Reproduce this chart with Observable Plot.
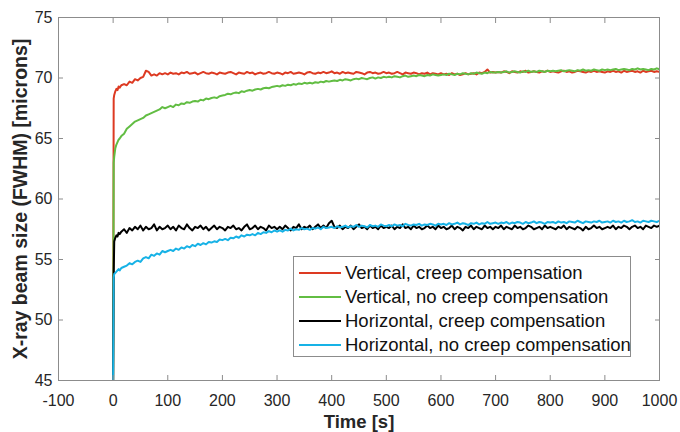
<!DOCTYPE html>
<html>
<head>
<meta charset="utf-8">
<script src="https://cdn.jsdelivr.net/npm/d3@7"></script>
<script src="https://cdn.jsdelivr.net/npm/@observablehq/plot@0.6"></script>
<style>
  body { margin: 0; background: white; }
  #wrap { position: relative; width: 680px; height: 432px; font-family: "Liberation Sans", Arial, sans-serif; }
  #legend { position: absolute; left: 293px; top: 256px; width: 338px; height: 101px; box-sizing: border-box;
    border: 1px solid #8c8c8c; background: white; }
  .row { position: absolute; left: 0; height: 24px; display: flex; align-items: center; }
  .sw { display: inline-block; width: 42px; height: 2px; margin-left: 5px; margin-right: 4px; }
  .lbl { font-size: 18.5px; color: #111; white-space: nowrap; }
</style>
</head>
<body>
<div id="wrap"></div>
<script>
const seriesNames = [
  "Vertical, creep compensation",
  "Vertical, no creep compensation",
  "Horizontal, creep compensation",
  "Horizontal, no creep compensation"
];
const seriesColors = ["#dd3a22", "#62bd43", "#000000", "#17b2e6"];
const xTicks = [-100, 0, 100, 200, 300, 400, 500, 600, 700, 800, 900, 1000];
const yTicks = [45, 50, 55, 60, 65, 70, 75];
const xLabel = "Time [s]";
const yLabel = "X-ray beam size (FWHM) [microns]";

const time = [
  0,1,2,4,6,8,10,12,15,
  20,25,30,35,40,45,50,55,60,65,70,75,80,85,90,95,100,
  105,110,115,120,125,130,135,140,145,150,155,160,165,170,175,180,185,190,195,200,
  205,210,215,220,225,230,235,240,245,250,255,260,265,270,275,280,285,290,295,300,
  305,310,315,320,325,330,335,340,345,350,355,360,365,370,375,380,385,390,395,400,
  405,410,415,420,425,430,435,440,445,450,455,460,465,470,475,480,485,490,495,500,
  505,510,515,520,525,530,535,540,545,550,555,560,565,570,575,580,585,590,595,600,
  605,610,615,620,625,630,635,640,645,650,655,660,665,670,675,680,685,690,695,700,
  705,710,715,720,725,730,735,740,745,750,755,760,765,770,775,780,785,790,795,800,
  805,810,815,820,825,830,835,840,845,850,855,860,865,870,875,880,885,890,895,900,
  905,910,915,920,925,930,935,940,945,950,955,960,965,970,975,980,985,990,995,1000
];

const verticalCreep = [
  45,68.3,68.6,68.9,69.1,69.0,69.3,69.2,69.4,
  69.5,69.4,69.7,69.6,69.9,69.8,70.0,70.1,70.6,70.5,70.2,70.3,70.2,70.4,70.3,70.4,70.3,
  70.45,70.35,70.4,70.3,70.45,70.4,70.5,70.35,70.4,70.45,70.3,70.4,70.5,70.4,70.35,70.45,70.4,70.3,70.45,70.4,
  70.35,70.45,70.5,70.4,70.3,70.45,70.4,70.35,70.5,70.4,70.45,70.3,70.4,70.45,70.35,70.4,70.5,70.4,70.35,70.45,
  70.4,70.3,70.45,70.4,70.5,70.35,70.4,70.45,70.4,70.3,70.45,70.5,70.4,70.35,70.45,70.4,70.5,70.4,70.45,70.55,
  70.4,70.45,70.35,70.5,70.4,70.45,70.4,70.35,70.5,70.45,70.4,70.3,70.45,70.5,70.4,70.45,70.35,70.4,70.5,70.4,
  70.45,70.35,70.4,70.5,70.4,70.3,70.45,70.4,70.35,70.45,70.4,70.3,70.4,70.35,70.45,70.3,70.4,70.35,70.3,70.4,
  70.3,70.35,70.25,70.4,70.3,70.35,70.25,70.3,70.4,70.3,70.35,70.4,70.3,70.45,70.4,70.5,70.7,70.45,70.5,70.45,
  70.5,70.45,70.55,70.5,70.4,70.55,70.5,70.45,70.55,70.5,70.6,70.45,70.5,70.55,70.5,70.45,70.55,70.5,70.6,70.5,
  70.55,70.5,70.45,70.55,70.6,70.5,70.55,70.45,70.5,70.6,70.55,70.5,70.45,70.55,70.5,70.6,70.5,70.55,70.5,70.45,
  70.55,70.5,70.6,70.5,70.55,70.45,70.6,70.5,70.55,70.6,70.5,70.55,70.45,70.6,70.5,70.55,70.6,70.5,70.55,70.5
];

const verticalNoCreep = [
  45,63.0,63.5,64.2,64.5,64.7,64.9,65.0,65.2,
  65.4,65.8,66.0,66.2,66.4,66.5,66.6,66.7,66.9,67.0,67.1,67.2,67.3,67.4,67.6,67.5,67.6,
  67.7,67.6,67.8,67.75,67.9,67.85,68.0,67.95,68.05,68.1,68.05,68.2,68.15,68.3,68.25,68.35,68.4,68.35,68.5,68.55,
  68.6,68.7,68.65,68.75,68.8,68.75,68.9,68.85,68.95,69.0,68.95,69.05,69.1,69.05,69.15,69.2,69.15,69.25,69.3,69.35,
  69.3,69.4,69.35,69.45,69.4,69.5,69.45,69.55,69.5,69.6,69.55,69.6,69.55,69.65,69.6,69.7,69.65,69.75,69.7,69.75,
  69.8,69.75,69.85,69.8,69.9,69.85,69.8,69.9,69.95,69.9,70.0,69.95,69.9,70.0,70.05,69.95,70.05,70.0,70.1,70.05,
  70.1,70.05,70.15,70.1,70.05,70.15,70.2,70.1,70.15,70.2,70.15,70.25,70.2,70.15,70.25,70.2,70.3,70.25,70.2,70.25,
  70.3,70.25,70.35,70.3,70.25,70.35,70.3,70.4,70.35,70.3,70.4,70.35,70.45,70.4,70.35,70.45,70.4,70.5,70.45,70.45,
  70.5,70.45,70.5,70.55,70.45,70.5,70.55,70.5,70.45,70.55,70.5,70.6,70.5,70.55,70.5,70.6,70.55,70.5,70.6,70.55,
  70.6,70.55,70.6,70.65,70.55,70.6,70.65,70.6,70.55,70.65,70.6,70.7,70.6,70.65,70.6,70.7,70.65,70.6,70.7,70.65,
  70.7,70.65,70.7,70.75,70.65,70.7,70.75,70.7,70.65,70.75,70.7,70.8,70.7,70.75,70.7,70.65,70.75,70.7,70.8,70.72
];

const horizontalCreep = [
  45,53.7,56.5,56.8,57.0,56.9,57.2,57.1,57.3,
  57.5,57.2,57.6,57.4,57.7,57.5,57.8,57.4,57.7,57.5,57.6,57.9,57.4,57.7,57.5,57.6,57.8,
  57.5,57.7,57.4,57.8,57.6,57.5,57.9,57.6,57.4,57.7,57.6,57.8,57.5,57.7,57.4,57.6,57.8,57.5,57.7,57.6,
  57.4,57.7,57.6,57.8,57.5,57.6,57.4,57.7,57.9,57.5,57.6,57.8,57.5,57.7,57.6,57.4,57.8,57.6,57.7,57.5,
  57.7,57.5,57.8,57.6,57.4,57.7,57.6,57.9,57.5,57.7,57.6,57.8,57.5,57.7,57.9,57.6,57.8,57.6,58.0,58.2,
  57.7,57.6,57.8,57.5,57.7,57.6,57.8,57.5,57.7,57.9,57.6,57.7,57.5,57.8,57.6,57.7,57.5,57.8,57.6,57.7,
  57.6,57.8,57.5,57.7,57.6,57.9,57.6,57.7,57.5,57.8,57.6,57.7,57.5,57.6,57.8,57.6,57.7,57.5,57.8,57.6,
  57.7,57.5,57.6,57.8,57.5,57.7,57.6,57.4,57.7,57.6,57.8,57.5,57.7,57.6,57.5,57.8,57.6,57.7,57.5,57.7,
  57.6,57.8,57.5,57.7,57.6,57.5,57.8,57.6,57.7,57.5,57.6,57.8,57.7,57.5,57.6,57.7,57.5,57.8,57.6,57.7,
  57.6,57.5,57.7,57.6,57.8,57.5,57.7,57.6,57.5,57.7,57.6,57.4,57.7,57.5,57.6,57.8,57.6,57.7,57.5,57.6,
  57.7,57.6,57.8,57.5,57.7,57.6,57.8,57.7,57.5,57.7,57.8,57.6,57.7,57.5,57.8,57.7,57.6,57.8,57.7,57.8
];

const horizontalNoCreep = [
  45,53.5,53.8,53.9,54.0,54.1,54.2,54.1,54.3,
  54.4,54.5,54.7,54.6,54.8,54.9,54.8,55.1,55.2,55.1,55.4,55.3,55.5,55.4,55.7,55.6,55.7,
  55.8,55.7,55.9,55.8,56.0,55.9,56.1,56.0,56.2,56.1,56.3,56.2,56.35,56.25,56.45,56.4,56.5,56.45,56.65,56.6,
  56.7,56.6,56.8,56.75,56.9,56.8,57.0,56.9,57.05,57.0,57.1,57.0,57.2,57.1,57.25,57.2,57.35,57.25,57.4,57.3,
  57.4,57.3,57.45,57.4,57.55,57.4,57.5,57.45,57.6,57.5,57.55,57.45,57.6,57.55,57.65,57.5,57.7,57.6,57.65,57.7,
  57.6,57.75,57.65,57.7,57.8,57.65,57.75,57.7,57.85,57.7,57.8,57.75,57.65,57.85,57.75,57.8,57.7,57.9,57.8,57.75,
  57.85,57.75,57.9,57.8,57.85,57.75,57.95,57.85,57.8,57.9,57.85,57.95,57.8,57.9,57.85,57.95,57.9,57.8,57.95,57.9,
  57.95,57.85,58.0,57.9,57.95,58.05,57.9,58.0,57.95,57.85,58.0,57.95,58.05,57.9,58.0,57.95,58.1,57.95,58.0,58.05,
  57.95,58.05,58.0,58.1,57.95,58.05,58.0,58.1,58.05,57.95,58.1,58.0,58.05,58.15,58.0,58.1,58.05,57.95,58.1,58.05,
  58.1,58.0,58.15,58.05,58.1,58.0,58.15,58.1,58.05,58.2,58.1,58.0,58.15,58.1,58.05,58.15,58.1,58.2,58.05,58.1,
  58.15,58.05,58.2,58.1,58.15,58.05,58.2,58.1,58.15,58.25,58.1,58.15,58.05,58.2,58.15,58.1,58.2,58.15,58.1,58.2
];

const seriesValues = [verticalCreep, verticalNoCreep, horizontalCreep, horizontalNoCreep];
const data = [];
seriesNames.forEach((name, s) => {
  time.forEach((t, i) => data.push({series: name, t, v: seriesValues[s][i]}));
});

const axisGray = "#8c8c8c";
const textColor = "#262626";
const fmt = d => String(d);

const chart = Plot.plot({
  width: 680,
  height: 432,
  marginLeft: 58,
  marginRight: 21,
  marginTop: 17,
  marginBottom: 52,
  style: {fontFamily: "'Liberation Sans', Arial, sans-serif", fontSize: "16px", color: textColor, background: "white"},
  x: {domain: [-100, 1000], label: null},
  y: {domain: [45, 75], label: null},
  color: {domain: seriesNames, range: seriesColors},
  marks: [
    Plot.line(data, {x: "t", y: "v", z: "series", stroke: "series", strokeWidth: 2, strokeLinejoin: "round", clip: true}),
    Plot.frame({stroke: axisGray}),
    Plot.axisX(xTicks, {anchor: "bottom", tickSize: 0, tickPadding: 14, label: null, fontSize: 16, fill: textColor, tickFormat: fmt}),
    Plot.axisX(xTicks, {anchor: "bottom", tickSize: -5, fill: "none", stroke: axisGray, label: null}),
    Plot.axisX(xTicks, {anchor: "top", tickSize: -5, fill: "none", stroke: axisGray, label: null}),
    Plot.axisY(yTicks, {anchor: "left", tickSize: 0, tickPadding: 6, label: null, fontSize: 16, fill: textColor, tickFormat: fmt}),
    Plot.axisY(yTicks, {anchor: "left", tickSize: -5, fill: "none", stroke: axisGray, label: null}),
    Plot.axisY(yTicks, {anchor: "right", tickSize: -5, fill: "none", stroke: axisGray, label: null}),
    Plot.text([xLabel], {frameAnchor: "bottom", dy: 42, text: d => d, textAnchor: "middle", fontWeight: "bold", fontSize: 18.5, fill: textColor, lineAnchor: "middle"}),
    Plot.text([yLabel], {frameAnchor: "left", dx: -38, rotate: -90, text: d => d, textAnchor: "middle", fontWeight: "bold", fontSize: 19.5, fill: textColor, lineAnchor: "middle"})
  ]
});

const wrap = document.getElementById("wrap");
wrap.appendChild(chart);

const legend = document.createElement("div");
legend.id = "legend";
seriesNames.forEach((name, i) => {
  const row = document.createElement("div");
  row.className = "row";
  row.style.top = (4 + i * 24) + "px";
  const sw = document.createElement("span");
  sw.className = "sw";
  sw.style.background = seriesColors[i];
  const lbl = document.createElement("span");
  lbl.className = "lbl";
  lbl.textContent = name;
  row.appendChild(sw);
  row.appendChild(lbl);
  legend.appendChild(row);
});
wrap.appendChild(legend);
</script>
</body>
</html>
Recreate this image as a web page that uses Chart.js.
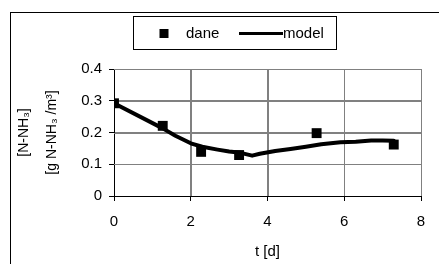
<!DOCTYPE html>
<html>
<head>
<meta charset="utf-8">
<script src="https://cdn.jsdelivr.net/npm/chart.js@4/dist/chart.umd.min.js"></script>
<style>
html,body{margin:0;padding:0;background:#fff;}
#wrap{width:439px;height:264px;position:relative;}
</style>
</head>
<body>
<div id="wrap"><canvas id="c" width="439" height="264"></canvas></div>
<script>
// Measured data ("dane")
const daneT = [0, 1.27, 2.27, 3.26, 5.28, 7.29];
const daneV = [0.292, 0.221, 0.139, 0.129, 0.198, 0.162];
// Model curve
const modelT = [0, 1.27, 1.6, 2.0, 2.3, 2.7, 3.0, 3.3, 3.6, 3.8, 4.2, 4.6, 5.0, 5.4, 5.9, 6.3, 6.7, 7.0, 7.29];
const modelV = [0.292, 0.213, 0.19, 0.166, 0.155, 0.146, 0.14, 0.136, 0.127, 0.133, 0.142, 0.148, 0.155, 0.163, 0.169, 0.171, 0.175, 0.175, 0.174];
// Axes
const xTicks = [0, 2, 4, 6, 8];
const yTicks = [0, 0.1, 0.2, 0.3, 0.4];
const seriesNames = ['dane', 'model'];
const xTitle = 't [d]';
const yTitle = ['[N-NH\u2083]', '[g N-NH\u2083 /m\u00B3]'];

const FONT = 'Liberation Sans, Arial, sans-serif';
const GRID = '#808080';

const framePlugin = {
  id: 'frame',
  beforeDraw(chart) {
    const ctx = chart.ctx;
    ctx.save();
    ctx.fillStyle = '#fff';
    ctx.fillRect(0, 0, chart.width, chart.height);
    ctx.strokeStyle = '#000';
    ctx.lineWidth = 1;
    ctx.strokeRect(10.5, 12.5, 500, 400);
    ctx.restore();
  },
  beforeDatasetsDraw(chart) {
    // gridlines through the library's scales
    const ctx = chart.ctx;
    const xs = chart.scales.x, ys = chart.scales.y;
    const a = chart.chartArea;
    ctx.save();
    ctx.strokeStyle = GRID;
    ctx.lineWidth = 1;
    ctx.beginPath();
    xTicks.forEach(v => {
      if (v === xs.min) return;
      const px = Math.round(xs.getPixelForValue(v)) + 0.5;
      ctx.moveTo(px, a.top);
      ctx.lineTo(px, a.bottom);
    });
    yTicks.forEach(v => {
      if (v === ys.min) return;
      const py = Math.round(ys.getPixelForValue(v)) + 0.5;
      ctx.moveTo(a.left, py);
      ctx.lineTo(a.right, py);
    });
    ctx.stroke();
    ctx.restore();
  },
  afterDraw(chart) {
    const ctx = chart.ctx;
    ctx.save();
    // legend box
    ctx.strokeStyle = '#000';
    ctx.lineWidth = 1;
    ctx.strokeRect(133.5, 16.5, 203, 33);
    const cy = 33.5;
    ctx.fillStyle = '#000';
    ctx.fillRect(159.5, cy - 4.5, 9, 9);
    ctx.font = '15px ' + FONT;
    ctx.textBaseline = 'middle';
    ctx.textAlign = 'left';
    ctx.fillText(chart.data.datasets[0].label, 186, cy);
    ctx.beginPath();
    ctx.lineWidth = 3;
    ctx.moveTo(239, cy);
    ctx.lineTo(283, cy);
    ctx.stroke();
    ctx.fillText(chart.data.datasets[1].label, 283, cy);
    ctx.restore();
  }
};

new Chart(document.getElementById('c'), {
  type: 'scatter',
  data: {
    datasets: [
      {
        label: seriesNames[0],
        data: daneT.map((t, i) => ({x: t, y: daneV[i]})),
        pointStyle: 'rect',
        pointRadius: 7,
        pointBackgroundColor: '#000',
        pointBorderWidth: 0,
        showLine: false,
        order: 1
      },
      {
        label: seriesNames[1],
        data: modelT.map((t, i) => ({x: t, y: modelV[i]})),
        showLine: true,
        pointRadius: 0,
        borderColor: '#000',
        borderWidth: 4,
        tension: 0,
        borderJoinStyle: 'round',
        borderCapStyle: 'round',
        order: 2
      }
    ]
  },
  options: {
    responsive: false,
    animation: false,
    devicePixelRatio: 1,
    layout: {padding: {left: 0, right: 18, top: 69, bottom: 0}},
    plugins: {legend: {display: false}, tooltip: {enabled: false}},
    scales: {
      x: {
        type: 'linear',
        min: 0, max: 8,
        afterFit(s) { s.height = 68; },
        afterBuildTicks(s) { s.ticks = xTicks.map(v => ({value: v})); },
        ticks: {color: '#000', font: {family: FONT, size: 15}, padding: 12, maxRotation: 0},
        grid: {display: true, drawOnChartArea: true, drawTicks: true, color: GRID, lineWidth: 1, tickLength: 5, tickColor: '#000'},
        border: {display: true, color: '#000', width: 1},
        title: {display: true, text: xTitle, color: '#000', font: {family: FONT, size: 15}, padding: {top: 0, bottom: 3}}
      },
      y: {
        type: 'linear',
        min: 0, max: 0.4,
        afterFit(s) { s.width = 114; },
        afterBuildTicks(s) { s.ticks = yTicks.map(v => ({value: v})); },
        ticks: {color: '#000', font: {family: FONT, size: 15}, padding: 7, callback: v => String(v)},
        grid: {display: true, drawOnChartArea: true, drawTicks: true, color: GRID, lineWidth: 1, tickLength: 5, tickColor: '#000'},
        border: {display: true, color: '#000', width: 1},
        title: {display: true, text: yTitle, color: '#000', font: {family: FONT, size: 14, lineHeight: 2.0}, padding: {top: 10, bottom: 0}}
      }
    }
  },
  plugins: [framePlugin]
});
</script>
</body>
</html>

Exercise »
Set down, word for word, the lines from the one holding "Recreate this image" through the one holding "const GRID = '#808080';". Skip the pictures.

The output »
Recreate this image as a web page that uses Chart.js.
<!DOCTYPE html>
<html>
<head>
<meta charset="utf-8">
<script src="https://cdn.jsdelivr.net/npm/chart.js@4/dist/chart.umd.min.js"></script>
<style>
html,body{margin:0;padding:0;background:#fff;}
#wrap{width:439px;height:264px;position:relative;}
</style>
</head>
<body>
<div id="wrap"><canvas id="c" width="439" height="264"></canvas></div>
<script>
// Measured data ("dane")
const daneT = [0, 1.27, 2.27, 3.26, 5.28, 7.29];
const daneV = [0.292, 0.221, 0.139, 0.129, 0.198, 0.162];
// Model curve
const modelT = [0, 1.27, 1.6, 2.0, 2.3, 2.7, 3.0, 3.3, 3.6, 3.8, 4.2, 4.6, 5.0, 5.4, 5.9, 6.3, 6.7, 7.0, 7.29];
const modelV = [0.292, 0.213, 0.19, 0.166, 0.155, 0.146, 0.14, 0.136, 0.127, 0.133, 0.142, 0.148, 0.155, 0.163, 0.169, 0.171, 0.175, 0.175, 0.174];
// Axes
const xTicks = [0, 2, 4, 6, 8];
const yTicks = [0, 0.1, 0.2, 0.3, 0.4];
const seriesNames = ['dane', 'model'];
const xTitle = 't [d]';
const yTitle = ['[N-NH\u2083]', '[g N-NH\u2083 /m\u00B3]'];

const FONT = 'Liberation Sans, Arial, sans-serif';
const GRID = '#808080';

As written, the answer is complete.